Friday 28th November 1919





"In Coldridge Parish Church yesterday afternoon a special Memorial Service was held for the dedication of a clock and tablet in remembrance of those brave men of the parish who gave their lives in the war. The unveiling of a tablet bearing the names of the men, and the setting of  the clock in motion were performed by Mrs. Lambert, who was accompanied by her husband, the Right Hon. George Lambert M.P. for the South Molton Division. The ceremony was performed in the presence of a large congregation, including all classes and sections of the community.

The memorial is a worthy one, and redounds to the credit of the parish. It has  been raised at a cost of between £260 and £270, practically the whole of which had been contributed previous to yesterday. The clock, which is placed in the tower, was supplied and fixed in position by a well-known Croydon firm. It has a double dial, one facing south and the other west, each dial having a diameter of 6ft. The brass tablet, placed inside the church, has the following inscription: 

1919. Peace Memorial

The clock in the church tower was erected by the present and former parishioners of Coldridge to commemorate those who, counting not their lives dear unto them, died for their country in the Great War, 1914 - 1919


Then follow the names of those who made the great sacrifice:

Private George Parker, 11th Devons

Corporal Herbert Richards 3rd Devons

Private Sam Sloman (Phillips), Australian Imperial Force

Stoker John Vernon, HMS Indefatigable

Private Ernest George Waldron, 5th Dorsets

Private John Kelland Webber, 3rd Devons

Four of these men were members of the church band of ringers.

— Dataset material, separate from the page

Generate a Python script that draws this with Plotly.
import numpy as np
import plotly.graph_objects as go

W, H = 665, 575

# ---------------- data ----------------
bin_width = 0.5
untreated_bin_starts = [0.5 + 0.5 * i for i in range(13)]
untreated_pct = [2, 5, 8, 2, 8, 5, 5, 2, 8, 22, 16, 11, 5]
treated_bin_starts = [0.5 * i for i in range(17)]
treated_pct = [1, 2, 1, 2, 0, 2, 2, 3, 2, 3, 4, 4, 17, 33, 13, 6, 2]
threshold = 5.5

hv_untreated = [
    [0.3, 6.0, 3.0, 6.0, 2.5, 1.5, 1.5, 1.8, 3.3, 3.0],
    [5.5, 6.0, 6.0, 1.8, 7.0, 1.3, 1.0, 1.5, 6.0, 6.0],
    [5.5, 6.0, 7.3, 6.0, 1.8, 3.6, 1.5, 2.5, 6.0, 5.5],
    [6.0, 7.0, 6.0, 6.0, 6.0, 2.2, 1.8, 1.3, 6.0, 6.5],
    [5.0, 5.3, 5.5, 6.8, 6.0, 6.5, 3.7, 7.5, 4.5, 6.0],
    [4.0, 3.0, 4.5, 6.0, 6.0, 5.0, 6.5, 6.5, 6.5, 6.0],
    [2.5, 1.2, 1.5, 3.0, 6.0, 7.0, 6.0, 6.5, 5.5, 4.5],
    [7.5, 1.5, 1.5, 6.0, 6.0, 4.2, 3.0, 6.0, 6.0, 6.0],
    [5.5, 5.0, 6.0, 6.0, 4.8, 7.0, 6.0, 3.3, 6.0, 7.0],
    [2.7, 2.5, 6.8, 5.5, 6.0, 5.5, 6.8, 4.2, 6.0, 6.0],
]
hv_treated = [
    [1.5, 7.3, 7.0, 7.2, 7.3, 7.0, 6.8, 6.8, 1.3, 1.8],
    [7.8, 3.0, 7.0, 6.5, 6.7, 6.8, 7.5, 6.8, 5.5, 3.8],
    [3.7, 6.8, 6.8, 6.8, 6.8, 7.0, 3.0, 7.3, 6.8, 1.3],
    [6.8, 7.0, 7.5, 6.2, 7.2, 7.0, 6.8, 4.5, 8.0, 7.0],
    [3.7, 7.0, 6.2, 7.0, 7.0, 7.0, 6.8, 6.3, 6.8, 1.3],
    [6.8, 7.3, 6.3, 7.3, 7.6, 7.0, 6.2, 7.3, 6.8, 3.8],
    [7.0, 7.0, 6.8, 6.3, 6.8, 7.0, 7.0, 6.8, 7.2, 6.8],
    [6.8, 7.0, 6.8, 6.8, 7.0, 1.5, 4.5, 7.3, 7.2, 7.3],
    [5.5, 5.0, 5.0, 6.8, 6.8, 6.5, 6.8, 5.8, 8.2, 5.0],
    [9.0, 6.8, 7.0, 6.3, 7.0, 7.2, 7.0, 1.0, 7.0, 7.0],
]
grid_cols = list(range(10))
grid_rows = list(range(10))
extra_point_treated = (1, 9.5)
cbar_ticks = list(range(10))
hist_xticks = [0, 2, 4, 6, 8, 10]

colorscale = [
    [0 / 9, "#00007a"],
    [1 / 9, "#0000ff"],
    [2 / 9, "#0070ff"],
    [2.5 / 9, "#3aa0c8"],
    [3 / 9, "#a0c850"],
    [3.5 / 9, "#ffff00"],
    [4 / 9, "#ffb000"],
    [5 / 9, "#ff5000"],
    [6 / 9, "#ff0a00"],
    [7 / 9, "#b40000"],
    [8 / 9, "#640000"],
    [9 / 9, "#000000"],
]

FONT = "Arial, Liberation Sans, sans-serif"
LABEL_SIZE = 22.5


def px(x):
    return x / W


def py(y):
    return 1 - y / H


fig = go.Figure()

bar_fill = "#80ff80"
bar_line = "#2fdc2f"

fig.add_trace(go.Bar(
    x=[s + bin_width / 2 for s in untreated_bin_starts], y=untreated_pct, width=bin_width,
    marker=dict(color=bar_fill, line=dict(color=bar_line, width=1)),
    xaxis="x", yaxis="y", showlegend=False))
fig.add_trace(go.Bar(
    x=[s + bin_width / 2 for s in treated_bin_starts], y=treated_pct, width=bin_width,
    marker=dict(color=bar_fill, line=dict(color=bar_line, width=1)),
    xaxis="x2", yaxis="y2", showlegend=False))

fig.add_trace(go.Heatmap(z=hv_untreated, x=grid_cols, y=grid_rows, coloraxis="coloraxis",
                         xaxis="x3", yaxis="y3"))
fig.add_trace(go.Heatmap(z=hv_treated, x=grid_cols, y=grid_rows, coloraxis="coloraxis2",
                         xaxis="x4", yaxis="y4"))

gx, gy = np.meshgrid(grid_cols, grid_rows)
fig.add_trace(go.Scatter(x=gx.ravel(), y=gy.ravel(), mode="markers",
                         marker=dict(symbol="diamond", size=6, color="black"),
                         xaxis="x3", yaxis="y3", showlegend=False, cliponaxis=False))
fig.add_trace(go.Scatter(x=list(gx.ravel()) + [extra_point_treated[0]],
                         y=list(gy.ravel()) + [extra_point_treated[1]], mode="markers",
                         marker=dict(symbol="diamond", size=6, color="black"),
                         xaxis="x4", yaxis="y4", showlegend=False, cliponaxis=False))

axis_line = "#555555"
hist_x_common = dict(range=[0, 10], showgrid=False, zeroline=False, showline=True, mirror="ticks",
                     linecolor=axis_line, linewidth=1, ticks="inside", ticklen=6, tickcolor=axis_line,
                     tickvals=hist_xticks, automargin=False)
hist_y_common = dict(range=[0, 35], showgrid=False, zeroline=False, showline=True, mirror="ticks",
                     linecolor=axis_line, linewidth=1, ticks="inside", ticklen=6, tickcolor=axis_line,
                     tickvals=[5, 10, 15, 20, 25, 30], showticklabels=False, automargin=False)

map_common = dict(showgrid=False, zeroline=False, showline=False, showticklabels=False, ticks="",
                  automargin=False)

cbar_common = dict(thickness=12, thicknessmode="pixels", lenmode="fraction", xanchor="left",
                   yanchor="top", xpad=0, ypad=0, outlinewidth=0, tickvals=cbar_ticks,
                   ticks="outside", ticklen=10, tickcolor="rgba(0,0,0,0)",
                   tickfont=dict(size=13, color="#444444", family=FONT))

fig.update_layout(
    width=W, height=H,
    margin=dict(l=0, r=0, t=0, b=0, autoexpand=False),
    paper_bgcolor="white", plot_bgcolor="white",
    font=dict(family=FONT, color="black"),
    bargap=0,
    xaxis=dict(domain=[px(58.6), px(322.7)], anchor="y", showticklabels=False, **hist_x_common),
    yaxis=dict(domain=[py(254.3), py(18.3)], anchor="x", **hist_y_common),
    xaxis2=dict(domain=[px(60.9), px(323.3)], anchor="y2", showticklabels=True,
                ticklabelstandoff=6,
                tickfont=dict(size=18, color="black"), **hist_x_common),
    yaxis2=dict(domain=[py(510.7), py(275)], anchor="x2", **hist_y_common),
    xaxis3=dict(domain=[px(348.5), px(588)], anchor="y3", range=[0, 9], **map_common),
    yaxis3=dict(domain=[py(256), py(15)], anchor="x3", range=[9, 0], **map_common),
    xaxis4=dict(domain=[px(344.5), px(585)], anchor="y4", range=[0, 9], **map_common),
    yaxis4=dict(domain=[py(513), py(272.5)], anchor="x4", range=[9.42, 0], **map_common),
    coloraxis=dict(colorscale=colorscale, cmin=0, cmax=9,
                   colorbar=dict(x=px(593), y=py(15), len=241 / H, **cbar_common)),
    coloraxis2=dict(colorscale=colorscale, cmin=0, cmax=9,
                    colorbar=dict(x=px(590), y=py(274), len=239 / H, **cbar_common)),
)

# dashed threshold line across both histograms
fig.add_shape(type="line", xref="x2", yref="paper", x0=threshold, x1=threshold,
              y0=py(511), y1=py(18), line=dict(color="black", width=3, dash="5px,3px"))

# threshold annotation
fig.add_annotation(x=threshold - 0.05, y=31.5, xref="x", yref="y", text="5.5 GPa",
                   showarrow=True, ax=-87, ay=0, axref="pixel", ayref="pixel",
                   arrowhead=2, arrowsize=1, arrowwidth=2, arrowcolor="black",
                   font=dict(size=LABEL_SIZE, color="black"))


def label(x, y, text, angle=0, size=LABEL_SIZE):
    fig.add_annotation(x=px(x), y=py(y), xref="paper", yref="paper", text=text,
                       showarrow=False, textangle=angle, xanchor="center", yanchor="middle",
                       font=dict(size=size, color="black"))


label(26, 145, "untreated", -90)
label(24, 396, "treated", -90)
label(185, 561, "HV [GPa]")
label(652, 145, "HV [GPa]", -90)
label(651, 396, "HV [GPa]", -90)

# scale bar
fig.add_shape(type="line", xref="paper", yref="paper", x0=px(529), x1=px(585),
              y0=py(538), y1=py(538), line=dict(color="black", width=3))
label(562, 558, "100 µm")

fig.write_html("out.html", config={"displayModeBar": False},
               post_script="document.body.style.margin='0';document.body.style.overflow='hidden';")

Memorial Dedication Plaque

The Dedication Plaque quoted above

© Richard J. Brine


The impressive service was conducted by Rev. R. Dickinson Price, Vicar of Coldridge, the dedication being performed by the Rev. W. J. Bradford, Rector of Chawleigh. Just prior to its commencement Mrs. and Mrs. Lambert were met at the church porch by the Vicar, who is chairman of the Memorial Committee, Messrs. F. W. Harris (Treasurer) W. Rounsley (secretary) and R. Brealy, and conducted to a pew specially reserved for them. 

The clock was set to be started at one minute to three, and a few minutes earlier Mrs. Lambert was conducted to the belfry by Mr. John Harris, Vicar's Warden, preceded by the officiating clergy and followed by members of the Memorial Committee. The hymn "Lest we forget" having been sung, the congregation meanwhile turning towards the belfry, the Vicar, on behalf of the Committee, invited Mrs. Lambert to start the clock. this she did by severing a cord which set the pendulum free. She used for the purpose a pair of scissors presented to her by Mr. Harris and on the enclosing case of which was inscribed

"To Mrs. George Lambert, on the occasion of her setting in motion the Memorial Clock, Coldridge, 27th November, 1919."

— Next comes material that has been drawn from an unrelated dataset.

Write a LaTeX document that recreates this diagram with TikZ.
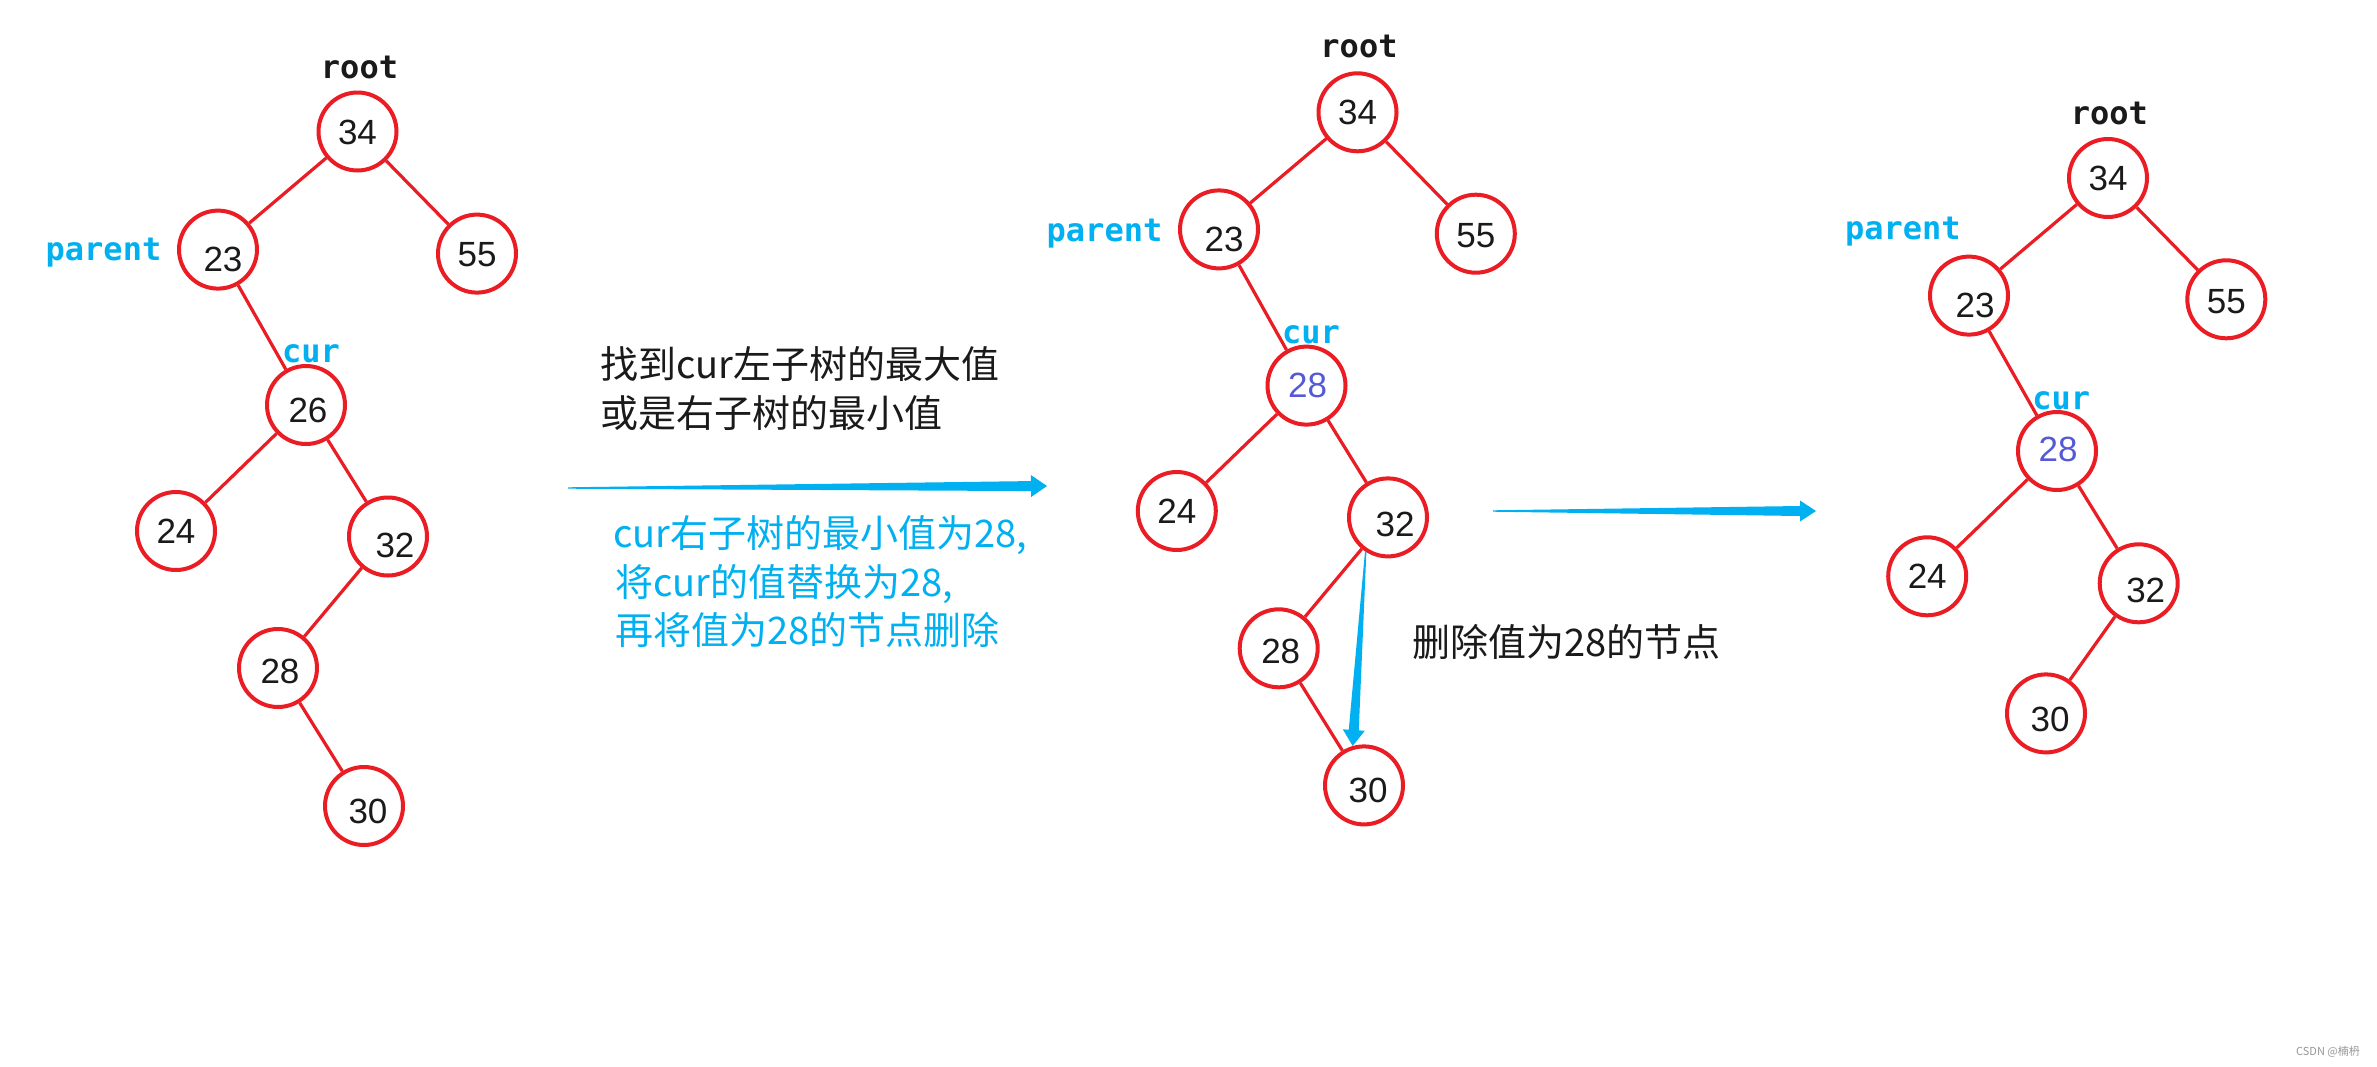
\documentclass[tikz,border=0pt]{standalone}
\usepackage{fontspec}
\usetikzlibrary{calc}
\setmainfont{Liberation Sans}
\newfontfamily\numfont{Liberation Sans}
\newfontfamily\monofont{DejaVu Sans Mono}
\newfontfamily\cjkfont{Noto Sans CJK SC}
\definecolor{tred}{RGB}{234,28,36}
\definecolor{tblue}{RGB}{0,176,240}
\definecolor{tpurple}{RGB}{84,90,214}
\definecolor{tblack}{RGB}{26,26,26}
\definecolor{tgray}{RGB}{150,150,150}
\newcommand\nt[2]{\makebox[0pt]{\hspace*{#1pt}\hspace*{#1pt}#2}}
\newcommand\taper[4]{% tail, tip, name, head half-width
  \coordinate (#3h) at ($(#2)!16pt!(#1)$);
  \fill[tblue] ($(#1)!0.7pt!90:(#2)$) -- ($(#3h)!5pt!-90:(#1)$) -- ($(#3h)!#4pt!-90:(#1)$) -- (#2)
    -- ($(#3h)!#4pt!90:(#1)$) -- ($(#3h)!5pt!90:(#1)$) -- ($(#1)!0.7pt!-90:(#2)$) -- cycle;
}
\tikzset{
  nd/.style={circle, draw=tred, line width=4pt, minimum size=78pt, inner sep=0pt,
    font=\numfont\fontsize{35pt}{40pt}\selectfont, text=tblack, text height=25pt, text depth=0pt},
  edge/.style={draw=tred, line width=3.2pt},
  rootlbl/.style={inner sep=0pt, anchor=base, text=tblack, font=\monofont\bfseries\fontsize{32pt}{36pt}\selectfont},
  bluelbl/.style={inner sep=0pt, anchor=base, text=tblue, font=\monofont\bfseries\fontsize{32pt}{36pt}\selectfont},
  cjkblack/.style={inner sep=0pt, anchor=base west, text=tblack, font=\cjkfont\fontsize{38pt}{46pt}\selectfont},
  cjkblue/.style={inner sep=0pt, anchor=base west, text=tblue, font=\cjkfont\fontsize{38pt}{46pt}\selectfont},
}
\begin{document}
\begin{tikzpicture}[x=1pt,y=-1pt]
\fill[white] (0,0) rectangle (2377,1066);
\useasboundingbox (0,0) rectangle (2377,1066);

% ---------- Tree 1 ----------
\node[nd] (a34) at (357.5,131.5) {34};
\node[nd, text height=43pt] (a23) at (218,249.6) {\nt{5}{23}};
\node[nd] (a55) at (477,253.6) {55};
\node[nd, text height=35pt] (a26) at (306,405) {\nt{2}{26}};
\node[nd] (a24) at (176,531) {24};
\node[nd, text height=41pt] (a32) at (388,536.5) {\nt{7}{32}};
\node[nd, text height=31pt] (a28) at (278,668) {\nt{2}{28}};
\node[nd, text height=35pt] (a30) at (364,806) {\nt{4}{30}};
\node[rootlbl] (aroot) at (359.5,78.7) {root};
\node[bluelbl] (aparent) at (103.5,260.3) {parent};
\node[bluelbl] (acur) at (311,362.7) {cur};
\draw[edge] (a34) -- (a23);
\draw[edge] (a34) -- (a55);
\draw[edge] (a23) -- (a26);
\draw[edge] (a26) -- (a24);
\draw[edge] (a26) -- (a32);
\draw[edge] (a32) -- (a28);
\draw[edge] (a28) -- (a30);

% ---------- Tree 2 ----------
\node[nd] (b34) at (1357.5,112.3) {34};
\node[nd, text height=45pt] (b23) at (1219,229.4) {\nt{5}{23}};
\node[nd, text height=27pt] (b55) at (1475.8,233.7) {55};
\node[nd, text height=23pt, text=tpurple] (b28) at (1306.5,385.6) {\nt{1}{28}};
\node[nd] (b24) at (1176.8,511) {24};
\node[nd, text height=39pt] (b32) at (1388,517.4) {\nt{7}{32}};
\node[nd, text height=31pt] (b28l) at (1278.7,648.3) {\nt{2}{28}};
\node[nd, text height=35pt] (b30) at (1364,785.4) {\nt{4}{30}};
\node[rootlbl] (broot) at (1359,57.7) {root};
\node[bluelbl] (bparent) at (1104.5,241.4) {parent};
\node[bluelbl] (bcur) at (1311,343.4) {cur};
\draw[edge] (b34) -- (b23);
\draw[edge] (b34) -- (b55);
\draw[edge] (b23) -- (b28);
\draw[edge] (b28) -- (b24);
\draw[edge] (b28) -- (b32);
\draw[edge] (b32) -- (b28l);
\draw[edge] (b28l) -- (b30);
\taper{b32.237}{b30.106}{av}{11}

% ---------- Tree 3 ----------
\node[nd] (c34) at (2108,178) {34};
\node[nd, text height=43pt] (c23) at (1969,295.6) {\nt{6}{23}};
\node[nd, text height=29pt] (c55) at (2226.3,299.3) {55};
\node[nd, text height=21pt, text=tpurple] (c28) at (2057,451) {\nt{1}{28}};
\node[nd] (c24) at (1927.2,576.3) {24};
\node[nd, text height=39pt] (c32) at (2138.7,583.3) {\nt{7}{32}};
\node[nd, text height=37pt] (c30) at (2046,713.4) {\nt{4}{30}};
\node[rootlbl] (croot) at (2109.3,124.3) {root};
\node[bluelbl] (cparent) at (1902.8,239.7) {parent};
\node[bluelbl] (ccur) at (2061.3,409.7) {cur};
\draw[edge] (c34) -- (c23);
\draw[edge] (c34) -- (c55);
\draw[edge] (c23) -- (c28);
\draw[edge] (c28) -- (c24);
\draw[edge] (c28) -- (c32);
\draw[edge] (c32) -- (c30);

% ---------- Arrows between stages ----------
\coordinate (a1s) at (568,488);
\coordinate (a1e) at (1047,486);
\taper{a1s}{a1e}{ah}{11}
\coordinate (a2s) at (1493,511);
\coordinate (a2e) at (1816,511);
\taper{a2s}{a2e}{bh}{10.5}

% ---------- Texts ----------
\node[cjkblack] (t1a) at (600,378.4) {找到cur左子树的最大值};
\node[cjkblack] (t1b) at (600,427.4) {或是右子树的最小值};
\node[cjkblue] (t2a) at (613,547.4) {cur右子树的最小值为28,};
\node[cjkblue] (t2b) at (615,596.4) {将cur的值替换为28,};
\node[cjkblue] (t2c) at (615,644.4) {再将值为28的节点删除};
\node[cjkblack] (t3) at (1412,656.4) {删除值为28的节点};
\node[inner sep=0pt, text=tgray, font=\cjkfont\fontsize{11pt}{13pt}\selectfont] (wm) at (2328,1052) {CSDN @楠枬};
\end{tikzpicture}
\end{document}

There ensued a minute's complete silence till the house struck in resonant tones the hour, when Rev. W.  J. Bradford offered a prayer of dedication. The procession then moved to the north aisle for the unveiling of the tablet, Mrs. Lambert being escorted there by Mr. W. Luxton, the People's Warden. The tablet was unveiled by Mrs. Lambert drawing aside two national flags, representing both arms of the Service, the men whose names the memorial bore having belonged to the navy and Army. The inscription and names recorded upon it having been read aloud, and the tablet dedicated by the Rev. W. J. Bradford, Tennyson's hymn, "Crossing the Bar" was sung. Then followed a deeply impressive address by the rector of Chawleigh, at the conclusion of which another special hymn "Evening and Morning" was rendered, the service concluding with the Blessing. Miss A. Harris presided at the organ during the service.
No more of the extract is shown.